• WRITTEN EXERCISE:
Give an exact copy of every line, leaving images out.

─── DATA EXCERPT ───

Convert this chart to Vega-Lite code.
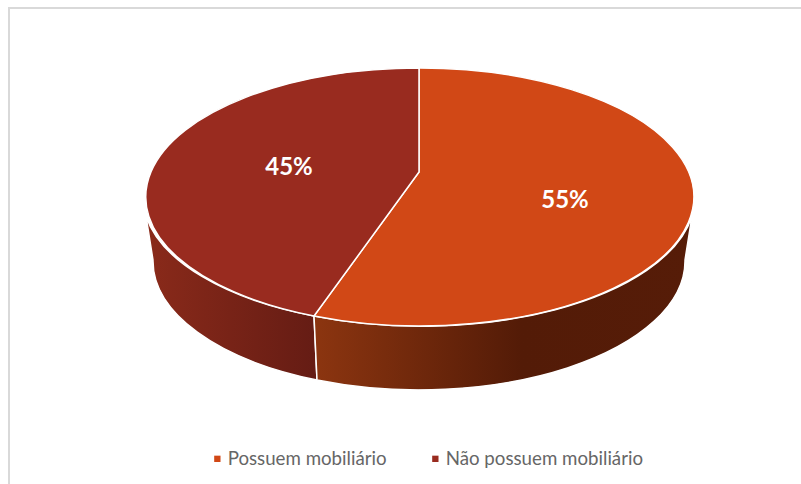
{
  "$schema": "https://vega.github.io/schema/vega-lite/v6.json",
  "width": 800,
  "height": 480,
  "padding": {"left": 9, "top": 8, "right": 0, "bottom": 0},
  "background": "white",
  "view": {"stroke": "#d9d9d9", "strokeWidth": 2, "fill": "white"},
  "data": {"values": [
    {"categoria": "Possuem mobiliário", "percentual": 0.55},
    {"categoria": "Não possuem mobiliário", "percentual": 0.45}
  ]},
  "layer": [
    {
      "transform": [{"filter": "datum.categoria === 'Não possuem mobiliário'"}],
      "mark": {
        "type": "point", "filled": true, "size": 4, "opacity": 1,
        "shape": "M-263,-32 A274,129 0 0 0 -95,68 L-92,132 A266,129 0 0 1 -256,12 Z",
        "stroke": "white", "strokeWidth": 1.5,
        "fill": {"gradient": "linear", "x1": 0, "y1": 0, "x2": 1, "y2": 0, "stops": [
          {"offset": 0, "color": "#8A2A1A"}, {"offset": 1, "color": "#651C14"}
        ]}
      }
    },
    {
      "transform": [{"filter": "datum.categoria === 'Possuem mobiliário'"}],
      "mark": {
        "type": "point", "filled": true, "size": 4, "opacity": 1,
        "shape": "M-95,68 A274,129 0 0 0 283,-32 L276,12 A266,129 0 0 1 -92,132 Z",
        "stroke": "white", "strokeWidth": 1.5,
        "fill": {"gradient": "linear", "x1": 0, "y1": 0, "x2": 1, "y2": 0, "stops": [
          {"offset": 0, "color": "#8C3510"}, {"offset": 0.55, "color": "#531B07"}, {"offset": 1, "color": "#561C08"}
        ]}
      }
    },
    {
      "transform": [{"filter": "datum.categoria === 'Possuem mobiliário'"}],
      "mark": {"type": "point", "filled": true, "size": 4, "opacity": 1, "stroke": "white", "strokeWidth": 1.5, "fill": "#D14816",
        "shape": "M10,-76 L10,-180 A274,129 0 1 1 -95,68 Z"}
    },
    {
      "transform": [{"filter": "datum.categoria === 'Não possuem mobiliário'"}],
      "mark": {"type": "point", "filled": true, "size": 4, "opacity": 1, "stroke": "white", "strokeWidth": 1.5, "fill": "#992B1F",
        "shape": "M10,-76 L-95,68 A274,129 0 0 1 10,-180 Z"}
    },
    {
      "mark": {"type": "square", "size": 0, "opacity": 1},
      "encoding": {
        "color": {
          "field": "categoria", "type": "nominal",
          "sort": ["Possuem mobiliário", "Não possuem mobiliário"],
          "scale": {"domain": ["Possuem mobiliário", "Não possuem mobiliário"], "range": ["#D14816", "#992B1F"]},
          "legend": {
            "title": null, "orient": "none", "direction": "horizontal", "columns": 2,
            "legendX": 199, "legendY": 441,
            "symbolType": "square", "symbolSize": 40, "symbolStrokeWidth": 0,
            "labelFont": "Lato", "labelFontSize": 18.7, "labelColor": "#666666",
            "labelOffset": 1, "columnPadding": 39, "labelLimit": 300
          }
        }
      }
    },
    {
      "transform": [{"filter": "datum.categoria === 'Não possuem mobiliário'"}],
      "mark": {"type": "text", "font": "Lato", "fontWeight": "bold", "fontSize": 24, "color": "white", "dx": -120, "dy": -80, "baseline": "middle", "align": "center"},
      "encoding": {"text": {"field": "percentual", "type": "quantitative", "format": ".0%"}}
    },
    {
      "transform": [{"filter": "datum.categoria === 'Possuem mobiliário'"}],
      "mark": {"type": "text", "font": "Lato", "fontWeight": "bold", "fontSize": 24, "color": "white", "dx": 156, "dy": -47, "baseline": "middle", "align": "center"},
      "encoding": {"text": {"field": "percentual", "type": "quantitative", "format": ".0%"}}
    }
  ]
}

───

• FULL RESPONSE:
Convert this chart to Vega-Lite code.
{
  "$schema": "https://vega.github.io/schema/vega-lite/v6.json",
  "width": 800,
  "height": 480,
  "padding": {"left": 9, "top": 8, "right": 0, "bottom": 0},
  "background": "white",
  "view": {"stroke": "#d9d9d9", "strokeWidth": 2, "fill": "white"},
  "data": {"values": [
    {"categoria": "Possuem mobiliário", "percentual": 0.55},
    {"categoria": "Não possuem mobiliário", "percentual": 0.45}
  ]},
  "layer": [
    {
      "transform": [{"filter": "datum.categoria === 'Não possuem mobiliário'"}],
      "mark": {
        "type": "point", "filled": true, "size": 4, "opacity": 1,
        "shape": "M-263,-32 A274,129 0 0 0 -95,68 L-92,132 A266,129 0 0 1 -256,12 Z",
        "stroke": "white", "strokeWidth": 1.5,
        "fill": {"gradient": "linear", "x1": 0, "y1": 0, "x2": 1, "y2": 0, "stops": [
          {"offset": 0, "color": "#8A2A1A"}, {"offset": 1, "color": "#651C14"}
        ]}
      }
    },
    {
      "transform": [{"filter": "datum.categoria === 'Possuem mobiliário'"}],
      "mark": {
        "type": "point", "filled": true, "size": 4, "opacity": 1,
        "shape": "M-95,68 A274,129 0 0 0 283,-32 L276,12 A266,129 0 0 1 -92,132 Z",
        "stroke": "white", "strokeWidth": 1.5,
        "fill": {"gradient": "linear", "x1": 0, "y1": 0, "x2": 1, "y2": 0, "stops": [
          {"offset": 0, "color": "#8C3510"}, {"offset": 0.55, "color": "#531B07"}, {"offset": 1, "color": "#561C08"}
        ]}
      }
    },
    {
      "transform": [{"filter": "datum.categoria === 'Possuem mobiliário'"}],
      "mark": {"type": "point", "filled": true, "size": 4, "opacity": 1, "stroke": "white", "strokeWidth": 1.5, "fill": "#D14816",
        "shape": "M10,-76 L10,-180 A274,129 0 1 1 -95,68 Z"}
    },
    {
      "transform": [{"filter": "datum.categoria === 'Não possuem mobiliário'"}],
      "mark": {"type": "point", "filled": true, "size": 4, "opacity": 1, "stroke": "white", "strokeWidth": 1.5, "fill": "#992B1F",
        "shape": "M10,-76 L-95,68 A274,129 0 0 1 10,-180 Z"}
    },
    {
      "mark": {"type": "square", "size": 0, "opacity": 1},
      "encoding": {
        "color": {
          "field": "categoria", "type": "nominal",
          "sort": ["Possuem mobiliário", "Não possuem mobiliário"],
          "scale": {"domain": ["Possuem mobiliário", "Não possuem mobiliário"], "range": ["#D14816", "#992B1F"]},
          "legend": {
            "title": null, "orient": "none", "direction": "horizontal", "columns": 2,
            "legendX": 199, "legendY": 441,
            "symbolType": "square", "symbolSize": 40, "symbolStrokeWidth": 0,
            "labelFont": "Lato", "labelFontSize": 18.7, "labelColor": "#666666",
            "labelOffset": 1, "columnPadding": 39, "labelLimit": 300
          }
        }
      }
    },
    {
      "transform": [{"filter": "datum.categoria === 'Não possuem mobiliário'"}],
      "mark": {"type": "text", "font": "Lato", "fontWeight": "bold", "fontSize": 24, "color": "white", "dx": -120, "dy": -80, "baseline": "middle", "align": "center"},
      "encoding": {"text": {"field": "percentual", "type": "quantitative", "format": ".0%"}}
    },
    {
      "transform": [{"filter": "datum.categoria === 'Possuem mobiliário'"}],
      "mark": {"type": "text", "font": "Lato", "fontWeight": "bold", "fontSize": 24, "color": "white", "dx": 156, "dy": -47, "baseline": "middle", "align": "center"},
      "encoding": {"text": {"field": "percentual", "type": "quantitative", "format": ".0%"}}
    }
  ]
}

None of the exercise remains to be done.